EXERCISE TASK
Return all the data below as it stands, minus the pictures.
[Start of COLLECTED MATERIAL]
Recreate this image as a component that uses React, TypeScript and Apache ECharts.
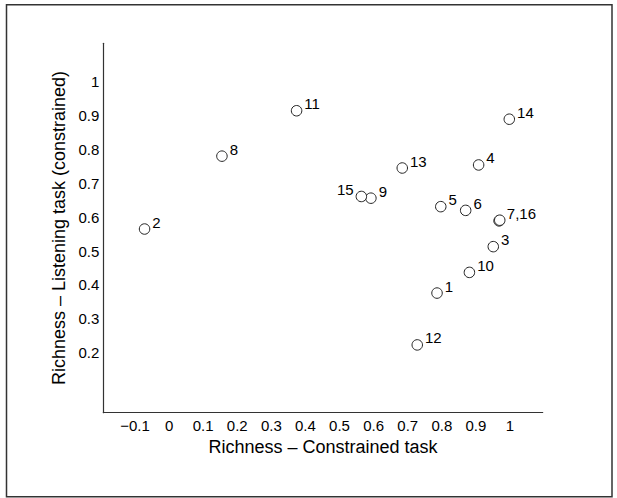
import React, { useEffect, useRef } from "react";
import * as echarts from "echarts";

// Participant ids (one point each)
const pointIds = ["1", "2", "3", "4", "5", "6", "7", "8", "9", "10", "11", "12", "13", "14", "15", "16"];
// Richness – Constrained task (x)
const richConstrained = [0.786, -0.072, 0.951, 0.908, 0.797, 0.87, 0.968, 0.155, 0.592, 0.881, 0.374, 0.728, 0.684, 0.998, 0.564, 0.97];
// Richness – Listening task (constrained) (y)
const richListening = [0.376, 0.565, 0.513, 0.754, 0.631, 0.62, 0.589, 0.78, 0.656, 0.437, 0.914, 0.223, 0.745, 0.889, 0.661, 0.591];
// Text shown next to each point
const pointLabels = ["1", "2", "3", "4", "5", "6", "7,16", "8", "9", "10", "11", "12", "13", "14", "15", ""];
// Points whose label sits on the left
const leftLabelIds = ["15"];

// Tick labels
const xTicks = [-0.1, 0, 0.1, 0.2, 0.3, 0.4, 0.5, 0.6, 0.7, 0.8, 0.9, 1];
const yTicks = [0.2, 0.3, 0.4, 0.5, 0.6, 0.7, 0.8, 0.9, 1];

const FONT = '"Liberation Sans", Arial, Helvetica, sans-serif';

function tickFormatter(ticks: number[]) {
  return (v: number) => {
    const hit = ticks.find((t) => Math.abs(t - v) < 1e-6);
    if (hit === undefined) return "";
    return String(Number(hit.toFixed(1))).replace("-", "\u2212");
  };
}

export default function App() {
  const ref = useRef<HTMLDivElement>(null);
  useEffect(() => {
    if (!ref.current) return;
    const chart = echarts.init(ref.current, undefined, { renderer: "svg" });
    const data = pointIds.map((id, i) => ({
      name: id,
      value: [richConstrained[i], richListening[i]],
      label: leftLabelIds.includes(id)
        ? { position: "left", distance: 2, offset: [0, -7] }
        : { position: "right", distance: 2, offset: [0, -7] },
      labelText: pointLabels[i],
    }));
    chart.setOption({
      animation: false,
      backgroundColor: "#fff",
      graphic: [
        {
          type: "rect",
          shape: { x: 6.5, y: 4.8, width: 605.5, height: 491.9 },
          style: { fill: "none", stroke: "#333", lineWidth: 1.5 },
          silent: true,
        },
      ],
      grid: { left: 103.3, right: 74.3, top: 43.3, bottom: 85.3, containLabel: false },
      xAxis: {
        type: "value",
        min: -0.193,
        max: 1.096,
        splitNumber: 13,
        name: "Richness \u2013 Constrained task",
        nameLocation: "middle",
        nameGap: 22,
        nameTextStyle: { fontFamily: FONT, fontSize: 18, color: "#000" },
        axisLine: { show: true, onZero: false, lineStyle: { color: "#333", width: 1.2 } },
        axisTick: { show: false },
        splitLine: { show: false },
        axisLabel: {
          formatter: tickFormatter(xTicks),
          fontFamily: FONT,
          fontSize: 15,
          color: "#000",
          margin: 5,
          showMinLabel: false,
          showMaxLabel: false,
        },
      },
      yAxis: {
        type: "value",
        min: 0.023,
        max: 1.113,
        splitNumber: 11,
        name: "Richness \u2013 Listening task (constrained)",
        nameLocation: "middle",
        nameGap: 30,
        nameTextStyle: { fontFamily: FONT, fontSize: 18, color: "#000" },
        axisLine: { show: true, onZero: false, lineStyle: { color: "#333", width: 1.2 } },
        axisTick: { show: false },
        splitLine: { show: false },
        axisLabel: {
          formatter: tickFormatter(yTicks),
          fontFamily: FONT,
          fontSize: 15,
          color: "#000",
          margin: 4,
          showMinLabel: false,
          showMaxLabel: false,
        },
      },
      series: [
        {
          type: "scatter",
          symbol: "circle",
          symbolSize: 10.5,
          itemStyle: { color: "#fff", borderColor: "#222", borderWidth: 1, opacity: 1 },
          label: {
            show: true,
            fontFamily: FONT,
            fontSize: 15,
            color: "#000",
            formatter: (p: any) => p.data.labelText,
          },
          emphasis: { disabled: true },
          data,
        },
      ],
    });
    return () => chart.dispose();
  }, []);
  return (
    <div
      ref={ref}
      style={{ position: "fixed", left: 0, top: 0, width: 617, height: 498, background: "#fff" }}
    />
  );
}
[End of COLLECTED MATERIAL]
RESPONSE TO THIS EXERCISE
Recreate this image as a component that uses React, TypeScript and Apache ECharts.
import React, { useEffect, useRef } from "react";
import * as echarts from "echarts";

// Participant ids (one point each)
const pointIds = ["1", "2", "3", "4", "5", "6", "7", "8", "9", "10", "11", "12", "13", "14", "15", "16"];
// Richness – Constrained task (x)
const richConstrained = [0.786, -0.072, 0.951, 0.908, 0.797, 0.87, 0.968, 0.155, 0.592, 0.881, 0.374, 0.728, 0.684, 0.998, 0.564, 0.97];
// Richness – Listening task (constrained) (y)
const richListening = [0.376, 0.565, 0.513, 0.754, 0.631, 0.62, 0.589, 0.78, 0.656, 0.437, 0.914, 0.223, 0.745, 0.889, 0.661, 0.591];
// Text shown next to each point
const pointLabels = ["1", "2", "3", "4", "5", "6", "7,16", "8", "9", "10", "11", "12", "13", "14", "15", ""];
// Points whose label sits on the left
const leftLabelIds = ["15"];

// Tick labels
const xTicks = [-0.1, 0, 0.1, 0.2, 0.3, 0.4, 0.5, 0.6, 0.7, 0.8, 0.9, 1];
const yTicks = [0.2, 0.3, 0.4, 0.5, 0.6, 0.7, 0.8, 0.9, 1];

const FONT = '"Liberation Sans", Arial, Helvetica, sans-serif';

function tickFormatter(ticks: number[]) {
  return (v: number) => {
    const hit = ticks.find((t) => Math.abs(t - v) < 1e-6);
    if (hit === undefined) return "";
    return String(Number(hit.toFixed(1))).replace("-", "\u2212");
  };
}

export default function App() {
  const ref = useRef<HTMLDivElement>(null);
  useEffect(() => {
    if (!ref.current) return;
    const chart = echarts.init(ref.current, undefined, { renderer: "svg" });
    const data = pointIds.map((id, i) => ({
      name: id,
      value: [richConstrained[i], richListening[i]],
      label: leftLabelIds.includes(id)
        ? { position: "left", distance: 2, offset: [0, -7] }
        : { position: "right", distance: 2, offset: [0, -7] },
      labelText: pointLabels[i],
    }));
    chart.setOption({
      animation: false,
      backgroundColor: "#fff",
      graphic: [
        {
          type: "rect",
          shape: { x: 6.5, y: 4.8, width: 605.5, height: 491.9 },
          style: { fill: "none", stroke: "#333", lineWidth: 1.5 },
          silent: true,
        },
      ],
      grid: { left: 103.3, right: 74.3, top: 43.3, bottom: 85.3, containLabel: false },
      xAxis: {
        type: "value",
        min: -0.193,
        max: 1.096,
        splitNumber: 13,
        name: "Richness \u2013 Constrained task",
        nameLocation: "middle",
        nameGap: 22,
        nameTextStyle: { fontFamily: FONT, fontSize: 18, color: "#000" },
        axisLine: { show: true, onZero: false, lineStyle: { color: "#333", width: 1.2 } },
        axisTick: { show: false },
        splitLine: { show: false },
        axisLabel: {
          formatter: tickFormatter(xTicks),
          fontFamily: FONT,
          fontSize: 15,
          color: "#000",
          margin: 5,
          showMinLabel: false,
          showMaxLabel: false,
        },
      },
      yAxis: {
        type: "value",
        min: 0.023,
        max: 1.113,
        splitNumber: 11,
        name: "Richness \u2013 Listening task (constrained)",
        nameLocation: "middle",
        nameGap: 30,
        nameTextStyle: { fontFamily: FONT, fontSize: 18, color: "#000" },
        axisLine: { show: true, onZero: false, lineStyle: { color: "#333", width: 1.2 } },
        axisTick: { show: false },
        splitLine: { show: false },
        axisLabel: {
          formatter: tickFormatter(yTicks),
          fontFamily: FONT,
          fontSize: 15,
          color: "#000",
          margin: 4,
          showMinLabel: false,
          showMaxLabel: false,
        },
      },
      series: [
        {
          type: "scatter",
          symbol: "circle",
          symbolSize: 10.5,
          itemStyle: { color: "#fff", borderColor: "#222", borderWidth: 1, opacity: 1 },
          label: {
            show: true,
            fontFamily: FONT,
            fontSize: 15,
            color: "#000",
            formatter: (p: any) => p.data.labelText,
          },
          emphasis: { disabled: true },
          data,
        },
      ],
    });
    return () => chart.dispose();
  }, []);
  return (
    <div
      ref={ref}
      style={{ position: "fixed", left: 0, top: 0, width: 617, height: 498, background: "#fff" }}
    />
  );
}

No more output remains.